Task brief:
Retype the opening lines of the data exactly, stopping after the line that contains "plt.rcParams['mathtext.it'] = 'Liberation". Skip every picture.

○ ○ ○ ○ ○

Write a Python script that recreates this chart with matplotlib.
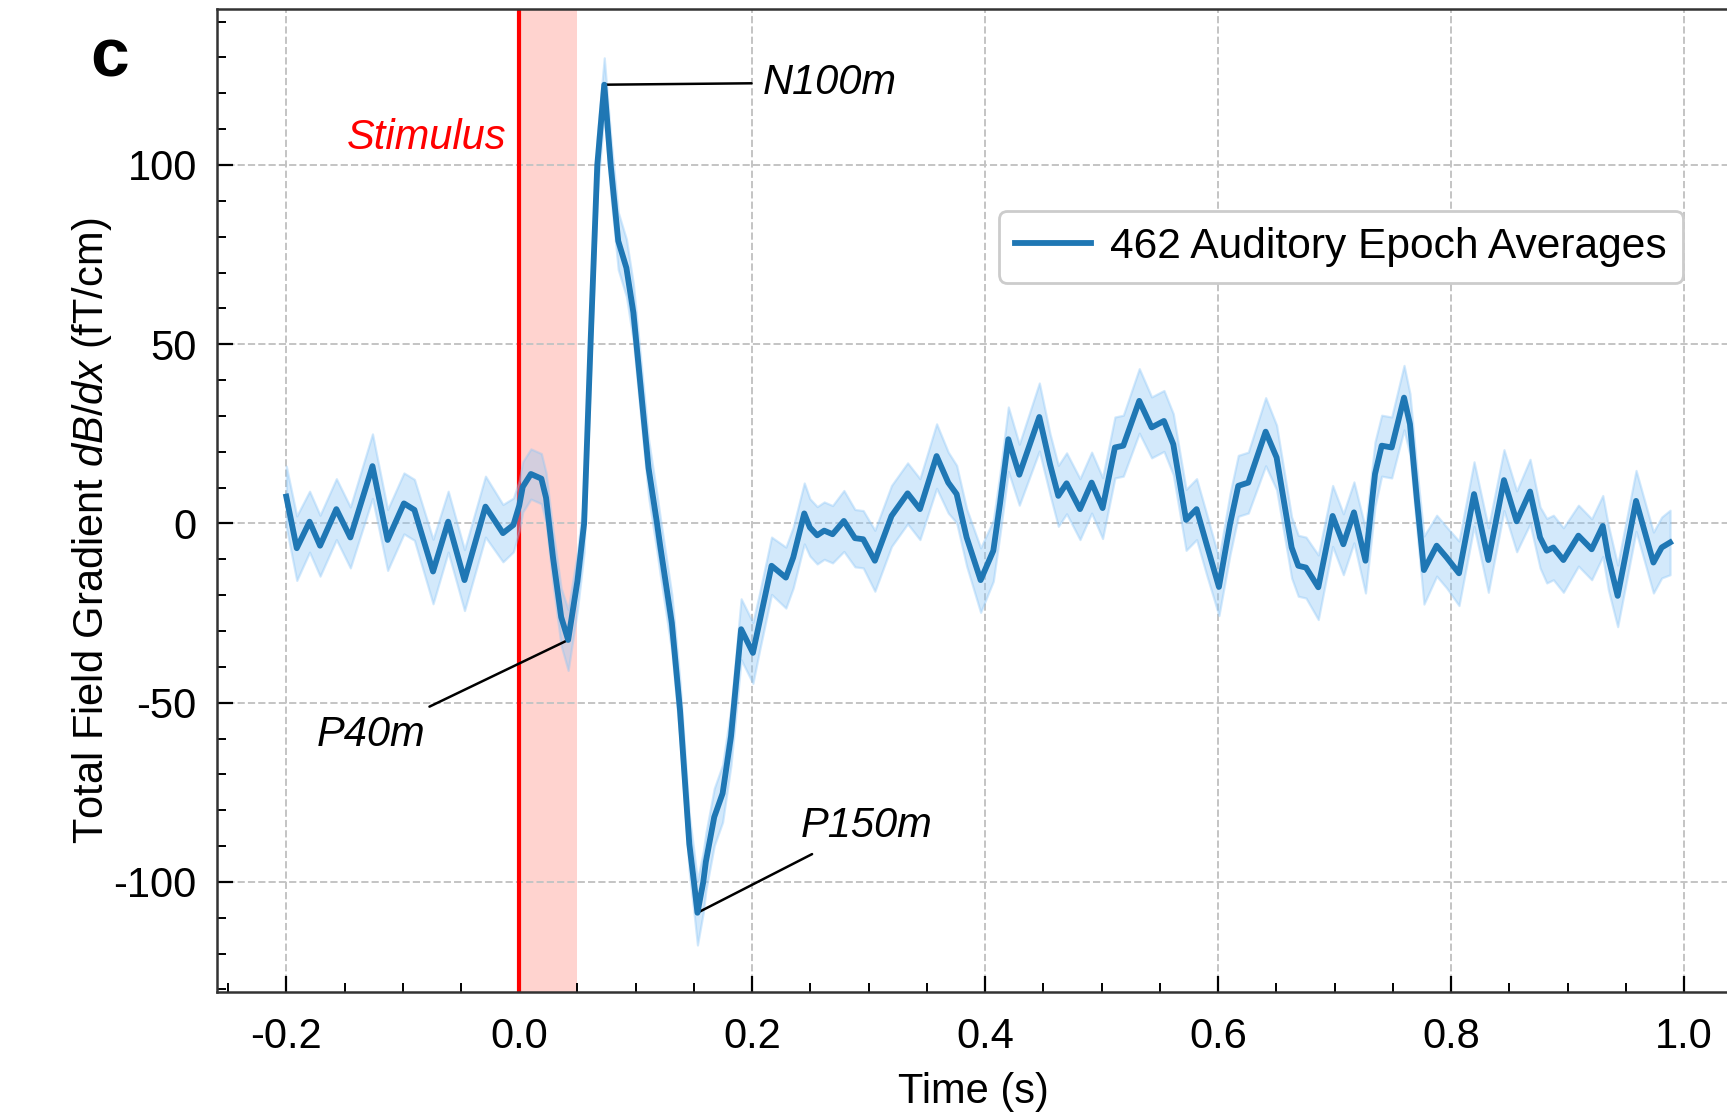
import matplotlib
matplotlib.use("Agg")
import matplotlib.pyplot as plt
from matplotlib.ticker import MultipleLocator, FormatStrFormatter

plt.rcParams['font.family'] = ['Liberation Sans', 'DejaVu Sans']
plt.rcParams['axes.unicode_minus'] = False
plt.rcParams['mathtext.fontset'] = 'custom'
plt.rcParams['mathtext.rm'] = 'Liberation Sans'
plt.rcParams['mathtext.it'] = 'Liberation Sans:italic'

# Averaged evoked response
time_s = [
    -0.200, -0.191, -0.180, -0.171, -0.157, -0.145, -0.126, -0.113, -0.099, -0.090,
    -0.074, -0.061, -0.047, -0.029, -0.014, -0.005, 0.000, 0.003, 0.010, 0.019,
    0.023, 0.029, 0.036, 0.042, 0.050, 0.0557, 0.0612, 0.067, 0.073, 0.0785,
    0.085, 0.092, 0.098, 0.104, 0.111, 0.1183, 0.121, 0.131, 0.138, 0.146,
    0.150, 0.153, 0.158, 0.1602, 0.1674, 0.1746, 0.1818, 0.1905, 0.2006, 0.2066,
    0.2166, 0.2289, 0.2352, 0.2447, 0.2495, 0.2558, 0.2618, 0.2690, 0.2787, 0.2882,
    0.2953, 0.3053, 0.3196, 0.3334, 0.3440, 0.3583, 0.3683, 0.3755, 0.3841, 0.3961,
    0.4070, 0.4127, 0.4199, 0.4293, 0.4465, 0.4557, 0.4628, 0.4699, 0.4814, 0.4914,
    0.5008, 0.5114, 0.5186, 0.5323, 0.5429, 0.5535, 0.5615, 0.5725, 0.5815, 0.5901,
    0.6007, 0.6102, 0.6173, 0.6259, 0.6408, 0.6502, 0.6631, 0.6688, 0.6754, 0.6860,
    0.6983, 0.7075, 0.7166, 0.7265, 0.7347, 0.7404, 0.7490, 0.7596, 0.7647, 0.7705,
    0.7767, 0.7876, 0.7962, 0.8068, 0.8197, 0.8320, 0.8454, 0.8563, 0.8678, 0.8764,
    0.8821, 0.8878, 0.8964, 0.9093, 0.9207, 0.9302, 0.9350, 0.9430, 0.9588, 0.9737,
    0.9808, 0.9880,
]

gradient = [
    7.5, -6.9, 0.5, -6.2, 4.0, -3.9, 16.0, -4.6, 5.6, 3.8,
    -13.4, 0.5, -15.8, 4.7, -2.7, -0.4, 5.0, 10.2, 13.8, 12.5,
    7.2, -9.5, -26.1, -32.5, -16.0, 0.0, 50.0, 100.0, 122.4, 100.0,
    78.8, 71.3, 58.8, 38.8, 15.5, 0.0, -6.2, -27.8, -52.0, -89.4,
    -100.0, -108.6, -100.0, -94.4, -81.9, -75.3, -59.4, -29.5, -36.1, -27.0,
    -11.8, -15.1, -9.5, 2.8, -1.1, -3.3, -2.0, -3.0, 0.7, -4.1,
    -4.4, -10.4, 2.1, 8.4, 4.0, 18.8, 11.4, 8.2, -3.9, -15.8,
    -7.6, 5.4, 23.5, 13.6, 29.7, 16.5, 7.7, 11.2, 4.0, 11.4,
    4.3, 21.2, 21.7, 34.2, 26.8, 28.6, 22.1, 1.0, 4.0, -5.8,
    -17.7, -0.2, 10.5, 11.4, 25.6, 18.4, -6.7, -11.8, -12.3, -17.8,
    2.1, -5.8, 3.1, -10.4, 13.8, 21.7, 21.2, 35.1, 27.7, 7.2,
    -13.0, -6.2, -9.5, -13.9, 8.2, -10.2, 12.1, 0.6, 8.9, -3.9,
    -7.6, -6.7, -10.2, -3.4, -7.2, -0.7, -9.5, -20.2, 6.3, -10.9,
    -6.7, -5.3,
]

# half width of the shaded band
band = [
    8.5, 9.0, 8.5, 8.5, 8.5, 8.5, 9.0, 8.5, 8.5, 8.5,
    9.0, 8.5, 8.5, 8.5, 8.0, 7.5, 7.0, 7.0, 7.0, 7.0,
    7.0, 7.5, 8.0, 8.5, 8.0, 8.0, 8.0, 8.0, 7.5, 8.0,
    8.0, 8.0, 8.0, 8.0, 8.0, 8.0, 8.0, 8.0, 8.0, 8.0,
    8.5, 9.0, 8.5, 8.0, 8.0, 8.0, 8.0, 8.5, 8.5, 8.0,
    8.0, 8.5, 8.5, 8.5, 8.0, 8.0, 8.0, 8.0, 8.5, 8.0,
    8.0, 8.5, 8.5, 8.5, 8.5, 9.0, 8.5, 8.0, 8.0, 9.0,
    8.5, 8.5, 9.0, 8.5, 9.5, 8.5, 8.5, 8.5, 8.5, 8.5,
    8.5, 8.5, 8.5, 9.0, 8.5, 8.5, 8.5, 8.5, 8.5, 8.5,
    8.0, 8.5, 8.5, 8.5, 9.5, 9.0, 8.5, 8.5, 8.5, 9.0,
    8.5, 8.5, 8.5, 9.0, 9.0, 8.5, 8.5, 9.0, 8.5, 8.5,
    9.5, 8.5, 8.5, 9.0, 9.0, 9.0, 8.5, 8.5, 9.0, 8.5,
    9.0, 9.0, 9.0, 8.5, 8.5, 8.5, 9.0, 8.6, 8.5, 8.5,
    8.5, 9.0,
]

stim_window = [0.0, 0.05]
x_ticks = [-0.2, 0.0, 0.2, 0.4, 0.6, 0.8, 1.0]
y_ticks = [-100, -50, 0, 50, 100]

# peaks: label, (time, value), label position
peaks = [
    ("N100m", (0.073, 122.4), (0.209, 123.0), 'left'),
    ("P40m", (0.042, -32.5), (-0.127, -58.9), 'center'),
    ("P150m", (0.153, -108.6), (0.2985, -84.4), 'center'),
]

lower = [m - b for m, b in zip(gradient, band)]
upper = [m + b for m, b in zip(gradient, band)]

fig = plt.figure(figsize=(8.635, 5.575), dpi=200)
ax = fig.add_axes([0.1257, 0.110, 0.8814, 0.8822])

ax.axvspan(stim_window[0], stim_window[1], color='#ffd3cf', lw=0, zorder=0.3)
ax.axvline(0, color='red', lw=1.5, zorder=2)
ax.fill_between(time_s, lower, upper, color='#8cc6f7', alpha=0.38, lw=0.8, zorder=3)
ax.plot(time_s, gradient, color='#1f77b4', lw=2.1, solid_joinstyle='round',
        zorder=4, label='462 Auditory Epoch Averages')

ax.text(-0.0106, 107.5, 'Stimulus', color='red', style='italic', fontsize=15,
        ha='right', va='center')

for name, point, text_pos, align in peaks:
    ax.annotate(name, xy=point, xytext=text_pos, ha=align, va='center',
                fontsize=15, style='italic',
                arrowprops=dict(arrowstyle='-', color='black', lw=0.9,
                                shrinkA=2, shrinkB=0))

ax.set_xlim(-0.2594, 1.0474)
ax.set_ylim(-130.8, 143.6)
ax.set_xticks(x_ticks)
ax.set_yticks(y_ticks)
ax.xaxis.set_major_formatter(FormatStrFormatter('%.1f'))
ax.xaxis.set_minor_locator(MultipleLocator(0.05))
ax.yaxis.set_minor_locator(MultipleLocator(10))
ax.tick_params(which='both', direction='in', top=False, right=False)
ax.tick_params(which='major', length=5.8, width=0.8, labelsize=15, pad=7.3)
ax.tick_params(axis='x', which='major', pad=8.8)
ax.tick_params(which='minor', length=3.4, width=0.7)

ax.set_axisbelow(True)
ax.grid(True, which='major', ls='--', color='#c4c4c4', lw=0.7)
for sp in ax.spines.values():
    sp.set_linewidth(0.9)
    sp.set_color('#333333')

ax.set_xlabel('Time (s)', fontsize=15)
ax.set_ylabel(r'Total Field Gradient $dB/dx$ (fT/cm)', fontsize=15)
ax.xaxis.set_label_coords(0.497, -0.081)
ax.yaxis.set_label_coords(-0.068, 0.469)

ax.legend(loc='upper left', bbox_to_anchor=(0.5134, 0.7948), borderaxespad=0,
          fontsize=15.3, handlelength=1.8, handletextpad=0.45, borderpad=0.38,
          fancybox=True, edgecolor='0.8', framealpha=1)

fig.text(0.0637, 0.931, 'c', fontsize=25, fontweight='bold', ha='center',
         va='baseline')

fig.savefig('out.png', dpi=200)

○ ○ ○ ○ ○

Solution for this exercise:
Write a Python script that recreates this chart with matplotlib.
import matplotlib
matplotlib.use("Agg")
import matplotlib.pyplot as plt
from matplotlib.ticker import MultipleLocator, FormatStrFormatter

plt.rcParams['font.family'] = ['Liberation Sans', 'DejaVu Sans']
plt.rcParams['axes.unicode_minus'] = False
plt.rcParams['mathtext.fontset'] = 'custom'
plt.rcParams['mathtext.rm'] = 'Liberation Sans'
plt.rcParams['mathtext.it'] = 'Liberation Sans:italic'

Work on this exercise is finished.